Dataset section —

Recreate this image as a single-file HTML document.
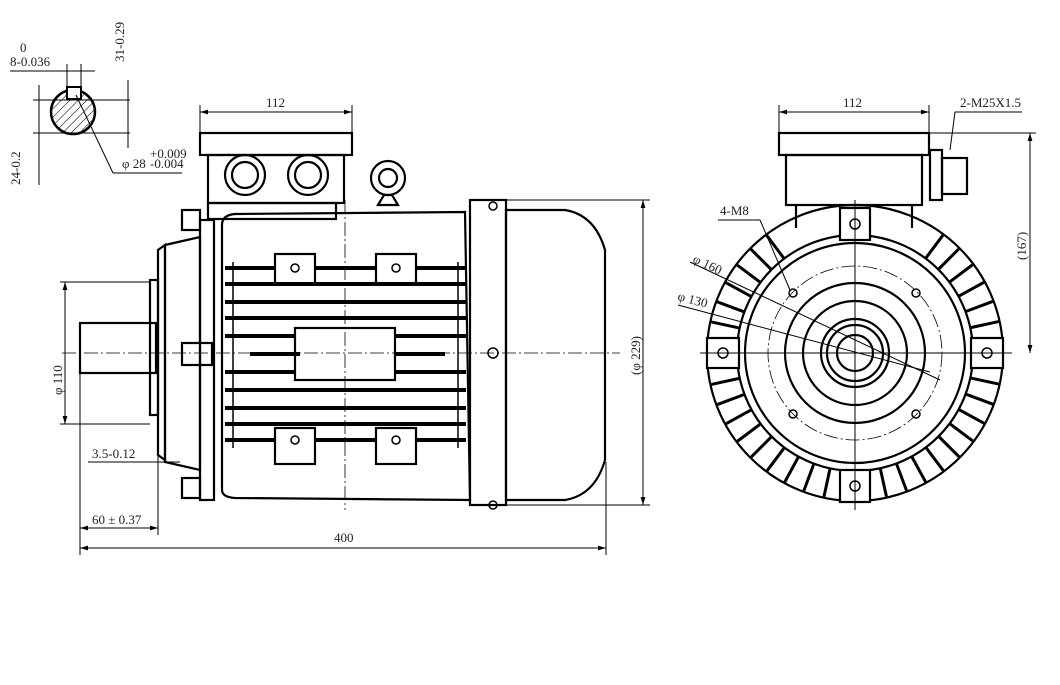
<!DOCTYPE html>
<html><head><meta charset="utf-8"><style>
html,body{margin:0;padding:0;background:#fff;}
svg{display:block;font-family:"Liberation Serif",serif;}
text{font-size:13px;fill:#222;}
</style></head><body>
<svg id="s" width="1060" height="685" viewBox="0 0 1060 685" xmlns="http://www.w3.org/2000/svg">
<defs>
<pattern id="h" width="6" height="6" patternUnits="userSpaceOnUse" patternTransform="rotate(45)"><line x1="0" y1="0" x2="0" y2="6" stroke="#000" stroke-width="1"/></pattern>
<marker id="a" viewBox="0 0 10 10" refX="10" refY="5" markerWidth="8" markerHeight="8" orient="auto-start-reverse"><path d="M0 2 L10 5 L0 8 Z" fill="#000"/></marker>
</defs>
<g fill="none" stroke="#000">
<circle cx="73" cy="112" r="22" stroke-width="2.5" fill="url(#h)"/>
<rect x="67" y="87" width="14" height="12" fill="#fff" stroke-width="2"/>
<line x1="33" y1="100" x2="130" y2="100" stroke-width="1"/>
<line x1="33" y1="133" x2="130" y2="133" stroke-width="1"/>
<line x1="128" y1="80" x2="128" y2="148" stroke-width="1"/>
<line x1="10" y1="71" x2="95" y2="71" stroke-width="1"/>
<line x1="67" y1="64" x2="67" y2="98"/><line x1="81" y1="64" x2="81" y2="98"/>
<line x1="39" y1="85" x2="39" y2="185"/>
<line x1="76" y1="95" x2="113" y2="173"/><line x1="113" y1="173" x2="182" y2="173"/>
<g stroke-width="2.2">
<rect x="80" y="323" width="76" height="50"/>
<rect x="150" y="280" width="8" height="135"/>
<path d="M158 250 L165 245 L165 460 L158 455 Z"/>
<path d="M165 245 L200 237 L200 470 L165 462 Z"/>
<rect x="200" y="220" width="14" height="280"/>
<rect x="182" y="210" width="18" height="20"/><rect x="182" y="478" width="18" height="20"/>
<rect x="182" y="343" width="30" height="22"/>
<path d="M222 225 Q222 215 235 214 L465 212 L470 500 L235 498 Q222 497 222 490 Z"/>
<rect x="200" y="133" width="152" height="22"/>
<rect x="208" y="155" width="136" height="48"/>
<rect x="208" y="203" width="128" height="16"/>
<circle cx="245" cy="175" r="20"/><circle cx="245" cy="175" r="13"/>
<circle cx="308" cy="175" r="20"/><circle cx="308" cy="175" r="13"/>
<circle cx="388" cy="178" r="17"/><circle cx="388" cy="178" r="9"/>
<path d="M378 205 L384 195 L392 195 L398 205 Z"/>
<rect x="470" y="200" width="36" height="305"/>
<path d="M506 210 L565 210 Q595 215 605 250 L605 460 Q595 495 565 500 L506 500 Z"/>
<rect x="295" y="328" width="100" height="52"/>
<rect x="275" y="254" width="40" height="30"/><rect x="376" y="254" width="40" height="30"/>
<rect x="275" y="428" width="40" height="36"/><rect x="376" y="428" width="40" height="36"/>
</g>
<g stroke-width="4">
<line x1="225" y1="284" x2="466" y2="284"/><line x1="225" y1="302" x2="466" y2="302"/>
<line x1="225" y1="318" x2="466" y2="318"/><line x1="225" y1="336" x2="295" y2="336"/>
<line x1="395" y1="336" x2="466" y2="336"/><line x1="225" y1="372" x2="295" y2="372"/>
<line x1="395" y1="372" x2="466" y2="372"/><line x1="225" y1="390" x2="466" y2="390"/>
<line x1="225" y1="408" x2="466" y2="408"/><line x1="225" y1="424" x2="466" y2="424"/>
<line x1="225" y1="268" x2="275" y2="268"/><line x1="315" y1="268" x2="376" y2="268"/><line x1="416" y1="268" x2="466" y2="268"/>
<line x1="225" y1="440" x2="275" y2="440"/><line x1="315" y1="440" x2="376" y2="440"/><line x1="416" y1="440" x2="466" y2="440"/>
<line x1="250" y1="354" x2="300" y2="354"/><line x1="395" y1="354" x2="445" y2="354"/>
</g>
<g stroke-width="1.5">
<line x1="233" y1="262" x2="233" y2="448"/><line x1="458" y1="262" x2="458" y2="448"/>
<circle cx="295" cy="268" r="4"/><circle cx="396" cy="268" r="4"/>
<circle cx="295" cy="440" r="4"/><circle cx="396" cy="440" r="4"/>
<circle cx="493" cy="353" r="5"/><circle cx="493" cy="206" r="4"/><circle cx="493" cy="505" r="4"/>
</g>
<line x1="62" y1="353" x2="620" y2="353" stroke-width="0.8" stroke-dasharray="14 3 2 3"/>
<line x1="345" y1="200" x2="345" y2="510" stroke-width="0.8" stroke-dasharray="14 3 2 3"/>
<g stroke-width="1">
<line x1="200" y1="112" x2="352" y2="112" marker-start="url(#a)" marker-end="url(#a)"/><line x1="200" y1="105" x2="200" y2="133"/><line x1="352" y1="105" x2="352" y2="133"/>
<line x1="65" y1="282" x2="65" y2="424" marker-start="url(#a)" marker-end="url(#a)"/><line x1="60" y1="282" x2="150" y2="282"/><line x1="60" y1="424" x2="150" y2="424"/>
<line x1="80" y1="373" x2="80" y2="555"/><line x1="606" y1="462" x2="606" y2="555"/>
<line x1="80" y1="548" x2="606" y2="548" marker-start="url(#a)" marker-end="url(#a)"/>
<line x1="80" y1="528" x2="158" y2="528" marker-start="url(#a)" marker-end="url(#a)"/><line x1="158" y1="455" x2="158" y2="535"/>
<line x1="88" y1="462" x2="180" y2="462"/>
<line x1="643" y1="200" x2="643" y2="505" marker-start="url(#a)" marker-end="url(#a)"/><line x1="505" y1="200" x2="650" y2="200"/><line x1="505" y1="505" x2="650" y2="505"/>
</g>
<g id="fins" stroke-width="3"></g>
<g stroke-width="2.2">
<rect x="779" y="133" width="150" height="22"/>
<rect x="786" y="155" width="136" height="50"/>
<line x1="796" y1="205" x2="796" y2="228"/><line x1="912" y1="205" x2="912" y2="228"/>
<rect x="930" y="150" width="12" height="50"/><rect x="942" y="158" width="25" height="36"/>
<circle cx="855" cy="353" r="148"/>
<circle cx="855" cy="353" r="118" fill="#fff"/>
<circle cx="855" cy="353" r="110"/>
<circle cx="855" cy="353" r="70"/>
<circle cx="855" cy="353" r="52"/>
<circle cx="855" cy="353" r="34"/>
<circle cx="855" cy="353" r="28"/>
<circle cx="855" cy="353" r="18"/>
<rect x="840" y="208" width="30" height="32" fill="#fff"/><rect x="840" y="470" width="30" height="32" fill="#fff"/>
<rect x="707" y="338" width="32" height="30" fill="#fff"/><rect x="971" y="338" width="32" height="30" fill="#fff"/>
</g>
<g stroke-width="1.5">
<circle cx="855" cy="224" r="5"/><circle cx="855" cy="486" r="5"/><circle cx="723" cy="353" r="5"/><circle cx="987" cy="353" r="5"/>
<circle cx="793" cy="293" r="4"/><circle cx="916" cy="293" r="4"/><circle cx="793" cy="414" r="4"/><circle cx="916" cy="414" r="4"/>
</g>
<circle cx="855" cy="353" r="87" stroke-width="0.8" stroke-dasharray="14 3 2 3"/>
<line x1="700" y1="353" x2="1012" y2="353" stroke-width="1"/>
<line x1="855" y1="200" x2="855" y2="510" stroke-width="1"/>
<g stroke-width="1">
<line x1="779" y1="112" x2="929" y2="112" marker-start="url(#a)" marker-end="url(#a)"/><line x1="779" y1="105" x2="779" y2="133"/><line x1="929" y1="105" x2="929" y2="133"/>
<line x1="955" y1="112" x2="1022" y2="112"/><line x1="955" y1="112" x2="950" y2="150"/>
<line x1="1030" y1="133" x2="1030" y2="353" marker-start="url(#a)" marker-end="url(#a)"/><line x1="929" y1="133" x2="1036" y2="133"/>
<line x1="718" y1="220" x2="760" y2="220"/><line x1="760" y1="220" x2="790" y2="290"/>
<line x1="690" y1="262" x2="940" y2="380"/>
<line x1="678" y1="305" x2="930" y2="372"/>
</g>
</g>
<g>
<text x="10" y="66">8-0.036</text><text x="20" y="52" font-size="9">0</text>
<text x="124" y="62" transform="rotate(-90 124 62)">31-0.29</text>
<text x="20" y="185" transform="rotate(-90 20 185)">24-0.2</text>
<text x="122" y="168">φ 28</text><text x="150" y="158" font-size="9">+0.009</text><text x="150" y="168" font-size="9">-0.004</text>
<text x="266" y="107">112</text>
<text x="62" y="395" transform="rotate(-90 62 395)">φ 110</text>
<text x="92" y="458">3.5-0.12</text>
<text x="92" y="524">60 ± 0.37</text>
<text x="334" y="542">400</text>
<text x="640" y="375" transform="rotate(-90 640 375)">(φ 229)</text>
<text x="843" y="107">112</text>
<text x="960" y="107">2-M25X1.5</text>
<text x="1026" y="260" transform="rotate(-90 1026 260)">(167)</text>
<text x="720" y="215">4-M8</text>
<text x="692" y="262" transform="rotate(25 692 262)">φ 160</text>
<text x="677" y="300" transform="rotate(15 677 300)">φ 130</text>
</g>
</svg>
<script>
var g=document.getElementById('fins'),ns='http://www.w3.org/2000/svg';
for(var i=0;i<44;i++){var a=i*Math.PI*2/44+0.07;if(a>Math.PI*1.3&&a<Math.PI*1.7)continue;
var l=document.createElementNS(ns,'line');
l.setAttribute('x1',855+118*Math.cos(a));l.setAttribute('y1',353+118*Math.sin(a));
l.setAttribute('x2',855+147*Math.cos(a));l.setAttribute('y2',353+147*Math.sin(a));g.appendChild(l);}
</script>
</body></html>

Short exercise — Locate and copy each line in the data above that includes the word "document".

Solution to this exercise —
Recreate this image as a single-file HTML document.
var g=document.getElementById('fins'),ns='http://www.w3.org/2000/svg';
var l=document.createElementNS(ns,'line');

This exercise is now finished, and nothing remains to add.